File puptcrit/puptcrit.0710, message 6


From: "Alan Cook" <alangregorycook-AT-msn.com>
To: puptcrit-AT-puptcrit.org
Date: Tue, 02 Oct 2007 05:32:14 GMT
Subject: [Puptcrit] Fw: Re: Mortimer Snerd


Sorry--I mis-typed the puptcrit address. I should have had dinner first---am running at low energy level.


-----Original Message-----
From: Alan Cook
Sent: Monday, October 1, 2007 10:21 PM
To: jim99jr-AT-wzrd.com
Cc: puptvrit-AT-puptcrit.org
Subject: Re: Mortimer Snerd

SOME of this posting will be repetetive to long-time puptcritters. But the repetition is needed for full explanation. And there are a few new bits

I just had a question asking who sculpted Mortimer Snerd? Wasn't it Wolo, the San Francisco puppeteer? 

Well, no, it was not Wolo who sculpted Mortimer, though Wolo knew Virginia in Los Angeles. Virginia Austin (Curtis) did the sculpting.of Mortimer Snerd. She used to work in a teahouse on Olvera Street in Los Angeles. The Long Beach Earthquake or a secondary quake put the teahouse building out of commission and so she needed a new job and went next door to ask if they needed someone to sing for the Olvera Puppeteers" puppets (her words to me).

They hired her, and taught her to work marionettes. She even went on a national tour with the company. Frank Paris did too. 

Customers at the Olvera Puppeteers theater (adults) asked Virginia where could they get a marionette for their kids, and so she made a boy clown named Clippo, and hand made them in her studio in nearby Chinatown (a few blocks away from Olvera Street).
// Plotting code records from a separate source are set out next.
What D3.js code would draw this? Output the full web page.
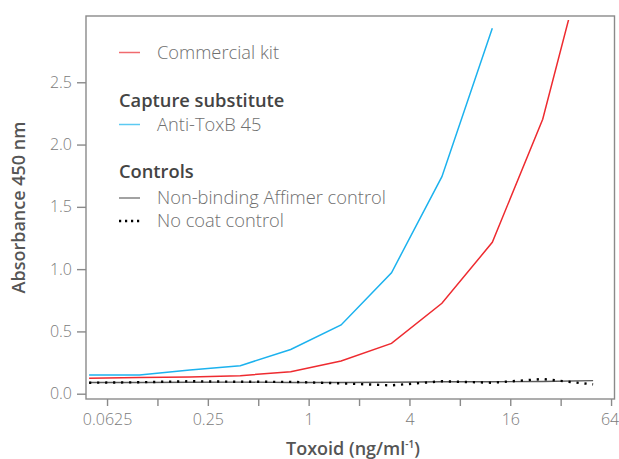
<!DOCTYPE html>
<html>
<head>
<meta charset="utf-8">
<script src="https://cdn.jsdelivr.net/npm/d3@7"></script>
<style>
  html, body { margin: 0; padding: 0; background: #fff; }
  svg { display: block; font-family: "Open Sans", sans-serif; }
</style>
</head>
<body>
<svg id="chart" width="619" height="459"></svg>
<script>
// Toxoid concentrations (ng/ml), two-fold dilution series from 50 ng/ml
const concentrations = [0.048828, 0.097656, 0.195313, 0.390625, 0.78125, 1.5625, 3.125, 6.25, 12.5, 25, 50];

// Absorbance at 450 nm for each series
const commercialKit = [0.125, 0.13, 0.135, 0.145, 0.177, 0.262, 0.404, 0.726, 1.215, 2.203, 3.76];
const antiToxB45 = [0.15, 0.15, 0.19, 0.225, 0.355, 0.552, 0.971, 1.742, 2.933];
const nonBindingControl = [0.09, 0.09, 0.092, 0.093, 0.09, 0.09, 0.092, 0.096, 0.096, 0.098, 0.105];
const noCoatControl = [0.088, 0.092, 0.1, 0.096, 0.095, 0.083, 0.067, 0.1, 0.088, 0.118, 0.075];

// Axis ticks
const xTicks = [0.0625, 0.125, 0.25, 0.5, 1, 2, 4, 8, 16, 32, 64];
const xTickLabels = ["0.0625", "", "0.25", "", "1", "", "4", "", "16", "", "64"];
const yTicks = [0, 0.5, 1.0, 1.5, 2.0, 2.5];
const yMaxShown = 3.0;

const svg = d3.select("#chart");
const plot = { left: 86, right: 614.5, top: 16, bottom: 399 };

const x = d3.scaleLog().base(2)
  .domain([0.0468, 67.1])
  .range([plot.left, plot.right]);
const y = d3.scaleLinear()
  .domain([-0.0425, 3.032])
  .range([plot.bottom, plot.top]);

// Data lines are clipped at the top of the absorbance range
svg.append("defs").append("clipPath").attr("id", "clip")
  .append("rect")
  .attr("x", plot.left)
  .attr("y", y(yMaxShown))
  .attr("width", plot.right - plot.left)
  .attr("height", plot.bottom - y(yMaxShown));

const line = d3.line().x(d => x(d[0])).y(d => y(d[1]));
const pairs = vals => vals.map((v, i) => [concentrations[i], v]);

const lines = svg.append("g").attr("clip-path", "url(#clip)");
lines.append("path").datum(pairs(nonBindingControl))
  .attr("d", line).attr("fill", "none")
  .attr("stroke", "#5a5a5a").attr("stroke-width", 1.3);
lines.append("path").datum(pairs(noCoatControl))
  .attr("d", line).attr("fill", "none")
  .attr("stroke", "#000").attr("stroke-width", 2.4)
  .attr("stroke-dasharray", "2.2,5.8");
lines.append("path").datum(pairs(commercialKit))
  .attr("d", line).attr("fill", "none")
  .attr("stroke", "#ee2b30").attr("stroke-width", 1.5);
lines.append("path").datum(pairs(antiToxB45))
  .attr("d", line).attr("fill", "none")
  .attr("stroke", "#1cb2ee").attr("stroke-width", 1.5);

// Frame
svg.append("rect")
  .attr("x", plot.left).attr("y", plot.top)
  .attr("width", plot.right - plot.left).attr("height", plot.bottom - plot.top)
  .attr("fill", "none").attr("stroke", "#8a8a8a").attr("stroke-width", 1.4);

// Axes
const xAxis = svg.append("g")
  .attr("transform", `translate(0,${plot.bottom})`)
  .call(d3.axisBottom(x).tickValues(xTicks)
    .tickFormat((d, i) => xTickLabels[i]).tickSize(7).tickPadding(8));
const yAxis = svg.append("g")
  .attr("transform", `translate(${plot.left},0)`)
  .call(d3.axisLeft(y).tickValues(yTicks)
    .tickFormat(d3.format(".1f")).tickSize(9).tickPadding(5));

[xAxis, yAxis].forEach(g => {
  g.select(".domain").remove();
  g.selectAll(".tick line").attr("stroke", "#8a8a8a").attr("stroke-width", 1.4);
  g.selectAll(".tick text")
    .attr("fill", "#7a7a7a")
    .style("font-family", "'Open Sans', sans-serif")
    .style("font-weight", 300)
    .style("font-size", "16px");
});
// keep the last label inside the page edge
xAxis.selectAll(".tick text").filter(d => d === 64).attr("dx", -1.5);

// Axis titles
svg.append("text")
  .attr("transform", `translate(25,${(plot.top + plot.bottom) / 2 + 0}) rotate(-90)`)
  .attr("text-anchor", "middle")
  .attr("fill", "#555")
  .style("font-weight", 600).style("font-size", "18px")
  .text("Absorbance 450 nm");

const xTitle = svg.append("text")
  .attr("x", 353).attr("y", 455)
  .attr("text-anchor", "middle")
  .attr("fill", "#555")
  .style("font-weight", 600).style("font-size", "18px");
xTitle.append("tspan").text("Toxoid (ng/ml");
xTitle.append("tspan").attr("dy", -7).style("font-size", "10px").text("-1");
xTitle.append("tspan").attr("dy", 7).text(")");

// Legend
const legend = svg.append("g");
const legendLabel = (yPos, label) => legend.append("text")
  .attr("x", 157).attr("y", yPos)
  .attr("fill", "#6f6f6f")
  .style("font-weight", 300).style("font-size", "18.3px")
  .text(label);
const legendTitle = (yPos, label) => legend.append("text")
  .attr("x", 119).attr("y", yPos)
  .attr("fill", "#444")
  .style("font-weight", 600).style("font-size", "18.3px")
  .text(label);
const legendKey = (yPos, color, width, dash) => legend.append("line")
  .attr("x1", 119).attr("x2", 140).attr("y1", yPos).attr("y2", yPos)
  .attr("stroke", color).attr("stroke-width", width)
  .attr("stroke-dasharray", dash || null);

legendKey(52.5, "#f06a6e", 1.5);
legendLabel(59, "Commercial kit");
legendTitle(107, "Capture substitute");
legendKey(124.5, "#5ccaf2", 1.5);
legendLabel(131, "Anti-ToxB 45");
legendTitle(178, "Controls");
legendKey(198, "#7a7a7a", 1.4);
legendLabel(204, "Non-binding Affimer control");
legendKey(221, "#000", 2.4, "2.2,3.8");
legendLabel(227, "No coat control");
</script>
</body>
</html>
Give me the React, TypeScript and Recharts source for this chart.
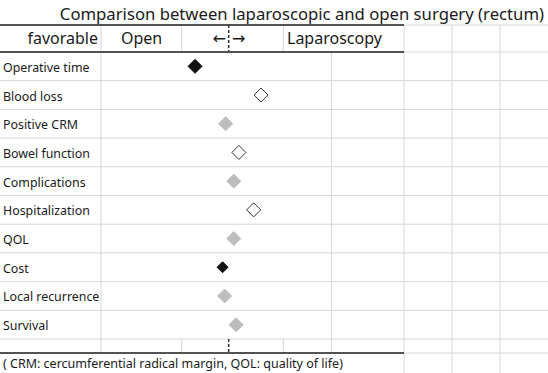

In a short time, Clippo was produced in greater quantity at Effanbee Doll Company, with Virginia demonstrating them in prominent toy departments at Hudson's Dept Store on Detroit and Marshall Field's in Chicago and Macy's in NYC. In a bit more time, Burr Tillstrom did shows with the Clippo line at Marshall Fields. He once walked me through the store and showed me where the theater space used to be.

Wolo did caricatures on Olvera Street in the early/mid 1930s. Walton & O'Rourke ran a puppet theatre where Velma Dawson saw W&O'R perform and decided she'd like to make & operate marionettes. A decade and a bit more passed by, and she created Howdy Doody#2. So Olvera Street figures into Howdy history. 

In 1937 when Frank Paris was about 17 years old, he worked with the Olvera Puppeteers as did Virginia (also Bob Bromley who had first worked on Olvera Street with the Yale Puppeteers c. 1930). So the order of companies was (1) Yale, (2) W&O'R, and (3) Olvera Puppeteers.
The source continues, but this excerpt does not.